» Written problem
Copy the data exactly; pictures stay out of the copy.
--- Start Collected material ---
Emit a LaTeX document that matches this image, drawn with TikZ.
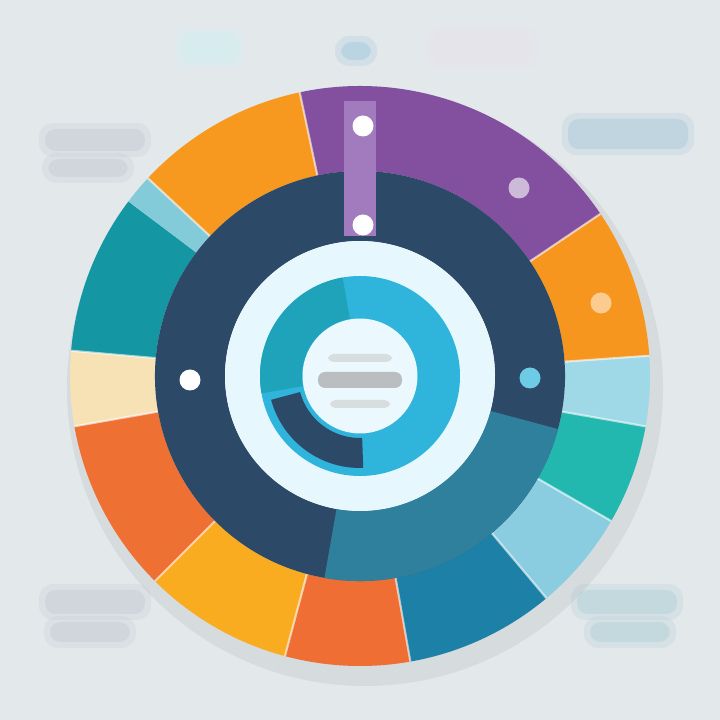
\documentclass[tikz,border=0pt]{standalone}
\usetikzlibrary{positioning}
\definecolor{bgc}{HTML}{E3E8EB}
\definecolor{navy}{HTML}{2C4A68}
\definecolor{navyteal}{HTML}{2E809C}
\definecolor{purp}{HTML}{82509F}
\definecolor{purplt}{HTML}{A27BBE}
\definecolor{orng}{HTML}{F7961F}
\definecolor{orngred}{HTML}{EE6E33}
\definecolor{yelo}{HTML}{F9AC20}
\definecolor{paleyel}{HTML}{F7E2B6}
\definecolor{tealdk}{HTML}{1497A3}
\definecolor{tealgr}{HTML}{22B7AF}
\definecolor{cyanlt}{HTML}{9FD8E6}
\definecolor{bluelt}{HTML}{8BCDE0}
\definecolor{bluedk}{HTML}{1C80A7}
\definecolor{cyanmd}{HTML}{2FB4DC}
\definecolor{smudge}{HTML}{C4CBD3}
\newcommand{\ringseg}[5]{\fill[#1] (#2:#5) arc[start angle=#2,end angle=#3,radius=#5] -- (#3:#4) arc[start angle=#3,end angle=#2,radius=#4] -- cycle;}
\newcommand{\blob}[5]{%
  \fill[#5, opacity=.25, rounded corners=8] (#1-#3/2-6,#2-#4/2-6) rectangle (#1+#3/2+6,#2+#4/2+6);
  \fill[#5, opacity=.45, rounded corners=6] (#1-#3/2,#2-#4/2) rectangle (#1+#3/2,#2+#4/2);}
\begin{document}
\begin{tikzpicture}[x=0.02cm,y=0.02cm,
    dot/.style={circle,fill=white,inner sep=0pt,minimum size=0.42cm}]
  \fill[bgc] (0,0) rectangle (720,720);
  \useasboundingbox (0,0) rectangle (720,720);
  % faint labels round the wheel
  \blob{95}{580}{100}{22}{smudge}
  \blob{88}{552}{80}{18}{smudge}
  \blob{210}{672}{58}{30}{smudge!70!cyan!40}
  \blob{356}{669}{30}{18}{cyan!25!smudge}
  \blob{482}{672}{100}{30}{smudge!80!violet!30}
  \blob{628}{586}{120}{30}{cyan!20!smudge}
  \blob{95}{118}{100}{24}{smudge}
  \blob{90}{88}{80}{20}{smudge}
  \blob{627}{118}{100}{24}{smudge!90!cyan}
  \blob{630}{88}{80}{20}{smudge!90!cyan}
  % shadow
  \fill[gray, opacity=.12] (365,332) ellipse[x radius=298,y radius=298];
  \begin{scope}[shift={(360,344)}]
    % outer ring
    \ringseg{purp}{34}{102}{205}{290}
    \ringseg{orng}{4}{34}{205}{290}
    \ringseg{cyanlt}{-10}{4}{205}{290}
    \ringseg{tealgr}{-30}{-10}{205}{290}
    \ringseg{bluelt}{-50}{-30}{205}{290}
    \ringseg{bluedk}{-80}{-50}{205}{290}
    \ringseg{orngred}{-105}{-80}{205}{290}
    \ringseg{yelo}{-135}{-105}{205}{290}
    \ringseg{orngred!95!orng}{-170}{-135}{205}{290}
    \ringseg{paleyel}{175}{190}{205}{290}
    \ringseg{tealdk}{143}{175}{205}{290}
    \ringseg{cyanlt!80!tealdk}{137}{143}{205}{290}
    \ringseg{orng!90!yelo}{102}{137}{205}{290}
    \foreach \a in {34,4,-10,-30,-50,-80,-105,-135,-170,175,137,102}
      \draw[white, line width=1.2pt, opacity=.6] (\a:205) -- (\a:290);
    % dark ring
    \ringseg{navy}{-15}{345}{135}{205}
    \ringseg{navyteal}{-100}{-15}{135}{205}
    \fill[purplt] (-16,140) rectangle (16,275);
    % light ring and hub
    \fill[white!90!cyan] (0,0) circle[radius=135];
    \fill[cyanmd] (0,0) circle[radius=100];
    \ringseg{tealdk!60!cyanmd}{100}{190}{58}{100}
    \ringseg{navy}{195}{272}{62}{92}
  \end{scope}
  \node[dot] (dotA) at (363,594) {};
  \node[dot] (dotB) at (363,495) {};
  \node[dot] (dotC) at (190,340) {};
  \node[dot, fill=cyanmd!70] (dotD) at (530,342) {};
  \node[dot, opacity=.6] (dotE) at (519,532) {};
  \node[dot, fill=orng!50!white] (dotF) at (601,417) {};
  \node[circle, fill=white!92!cyan, minimum size=2.3cm] (hub) at (360,344) {};
  \fill[gray!70, opacity=.7, rounded corners=4] (318,332) rectangle (402,348);
  \fill[gray!40, opacity=.6, rounded corners=3] (328,358) rectangle (392,366);
  \fill[gray!40, opacity=.6, rounded corners=3] (330,312) rectangle (390,320);
\end{tikzpicture}
\end{document}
--- End Collected material ---
» Final result
Emit a LaTeX document that matches this image, drawn with TikZ.
\documentclass[tikz,border=0pt]{standalone}
\usetikzlibrary{positioning}
\definecolor{bgc}{HTML}{E3E8EB}
\definecolor{navy}{HTML}{2C4A68}
\definecolor{navyteal}{HTML}{2E809C}
\definecolor{purp}{HTML}{82509F}
\definecolor{purplt}{HTML}{A27BBE}
\definecolor{orng}{HTML}{F7961F}
\definecolor{orngred}{HTML}{EE6E33}
\definecolor{yelo}{HTML}{F9AC20}
\definecolor{paleyel}{HTML}{F7E2B6}
\definecolor{tealdk}{HTML}{1497A3}
\definecolor{tealgr}{HTML}{22B7AF}
\definecolor{cyanlt}{HTML}{9FD8E6}
\definecolor{bluelt}{HTML}{8BCDE0}
\definecolor{bluedk}{HTML}{1C80A7}
\definecolor{cyanmd}{HTML}{2FB4DC}
\definecolor{smudge}{HTML}{C4CBD3}
\newcommand{\ringseg}[5]{\fill[#1] (#2:#5) arc[start angle=#2,end angle=#3,radius=#5] -- (#3:#4) arc[start angle=#3,end angle=#2,radius=#4] -- cycle;}
\newcommand{\blob}[5]{%
  \fill[#5, opacity=.25, rounded corners=8] (#1-#3/2-6,#2-#4/2-6) rectangle (#1+#3/2+6,#2+#4/2+6);
  \fill[#5, opacity=.45, rounded corners=6] (#1-#3/2,#2-#4/2) rectangle (#1+#3/2,#2+#4/2);}
\begin{document}
\begin{tikzpicture}[x=0.02cm,y=0.02cm,
    dot/.style={circle,fill=white,inner sep=0pt,minimum size=0.42cm}]
  \fill[bgc] (0,0) rectangle (720,720);
  \useasboundingbox (0,0) rectangle (720,720);
  % faint labels round the wheel
  \blob{95}{580}{100}{22}{smudge}
  \blob{88}{552}{80}{18}{smudge}
  \blob{210}{672}{58}{30}{smudge!70!cyan!40}
  \blob{356}{669}{30}{18}{cyan!25!smudge}
  \blob{482}{672}{100}{30}{smudge!80!violet!30}
  \blob{628}{586}{120}{30}{cyan!20!smudge}
  \blob{95}{118}{100}{24}{smudge}
  \blob{90}{88}{80}{20}{smudge}
  \blob{627}{118}{100}{24}{smudge!90!cyan}
  \blob{630}{88}{80}{20}{smudge!90!cyan}
  % shadow
  \fill[gray, opacity=.12] (365,332) ellipse[x radius=298,y radius=298];
  \begin{scope}[shift={(360,344)}]
    % outer ring
    \ringseg{purp}{34}{102}{205}{290}
    \ringseg{orng}{4}{34}{205}{290}
    \ringseg{cyanlt}{-10}{4}{205}{290}
    \ringseg{tealgr}{-30}{-10}{205}{290}
    \ringseg{bluelt}{-50}{-30}{205}{290}
    \ringseg{bluedk}{-80}{-50}{205}{290}
    \ringseg{orngred}{-105}{-80}{205}{290}
    \ringseg{yelo}{-135}{-105}{205}{290}
    \ringseg{orngred!95!orng}{-170}{-135}{205}{290}
    \ringseg{paleyel}{175}{190}{205}{290}
    \ringseg{tealdk}{143}{175}{205}{290}
    \ringseg{cyanlt!80!tealdk}{137}{143}{205}{290}
    \ringseg{orng!90!yelo}{102}{137}{205}{290}
    \foreach \a in {34,4,-10,-30,-50,-80,-105,-135,-170,175,137,102}
      \draw[white, line width=1.2pt, opacity=.6] (\a:205) -- (\a:290);
    % dark ring
    \ringseg{navy}{-15}{345}{135}{205}
    \ringseg{navyteal}{-100}{-15}{135}{205}
    \fill[purplt] (-16,140) rectangle (16,275);
    % light ring and hub
    \fill[white!90!cyan] (0,0) circle[radius=135];
    \fill[cyanmd] (0,0) circle[radius=100];
    \ringseg{tealdk!60!cyanmd}{100}{190}{58}{100}
    \ringseg{navy}{195}{272}{62}{92}
  \end{scope}
  \node[dot] (dotA) at (363,594) {};
  \node[dot] (dotB) at (363,495) {};
  \node[dot] (dotC) at (190,340) {};
  \node[dot, fill=cyanmd!70] (dotD) at (530,342) {};
  \node[dot, opacity=.6] (dotE) at (519,532) {};
  \node[dot, fill=orng!50!white] (dotF) at (601,417) {};
  \node[circle, fill=white!92!cyan, minimum size=2.3cm] (hub) at (360,344) {};
  \fill[gray!70, opacity=.7, rounded corners=4] (318,332) rectangle (402,348);
  \fill[gray!40, opacity=.6, rounded corners=3] (328,358) rectangle (392,366);
  \fill[gray!40, opacity=.6, rounded corners=3] (330,312) rectangle (390,320);
\end{tikzpicture}
\end{document}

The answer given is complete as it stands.